Lalvin EC-1118 will work very well.


----------



## jamesngalveston

are Red Star Premier Cuvee,


----------



## pwrose

Think I mentioned what I used in the PM but if I forgot to mention it I use the red star pasteur red.


----------



## Sammyk

Lavlin 71B exclusively for fruit wines.


----------



## Norske

You ask 10 different wine makers, you will probably get 11 different answers.
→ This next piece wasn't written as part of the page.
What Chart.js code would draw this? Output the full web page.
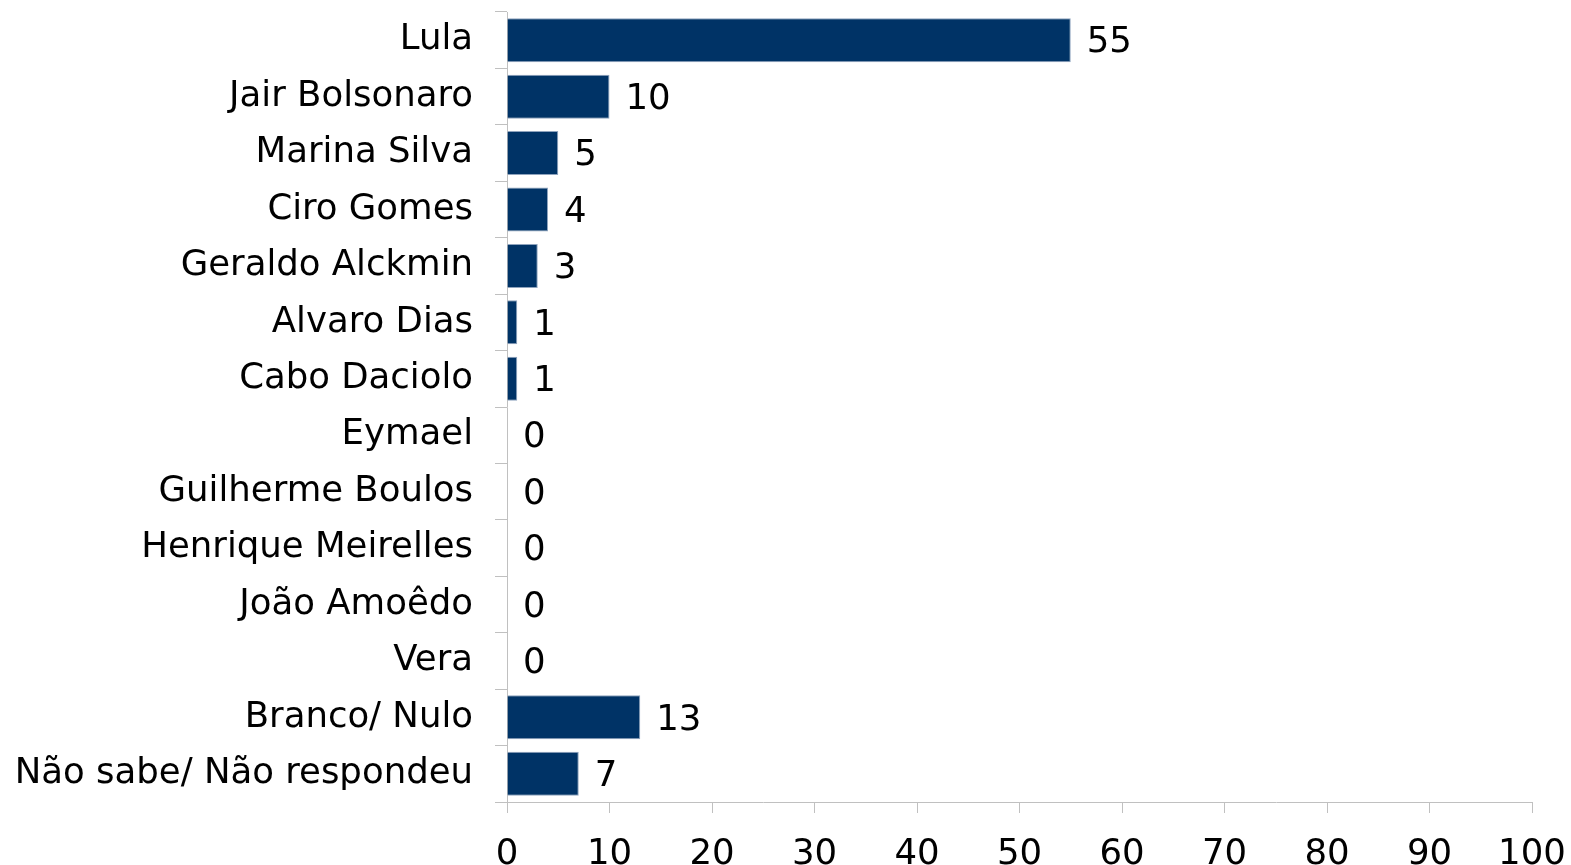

With that said, we like 71B for strawberries.


----------



## Pumpkinman

71B-1122 for fruit wines as well


----------



## Brew and Wine Supply

K1-V1116, Lalvin says for grapes and fresh fruit.


----------



## novalou

Sammyk said:


> Lavlin 71B exclusively for fruit wines.



I'm buying strawberry wine today. 71B for me!


----------



## Sammyk

Today was the last day for fresh strawberries from NC at the farmers market, 2 more gallons will hit the freezer tonight. Have to count how many strawberries I have in the freezer now because I forgot how many weeks I bought 2 gallons. I plan to blend some strawberry with peach so I will wait for Red Haven peaches next month and start them both at the same time.


----------



## ShawnDTurner

D47 all the way. Excellent for fruit wines.


----------



## jamesngalveston

SammyK, I bet that would be killer...strawberry and peach. I cant get a decent peach flavor yet, but blending with the strawberries, sounds real good.


----------



## Brew and Wine Supply

Norske said:


> You ask 10 different wine makers, you will probably get 11 different answers. With that said, we like 71B for strawberries.



Yup, and thats what we have...LOL


----------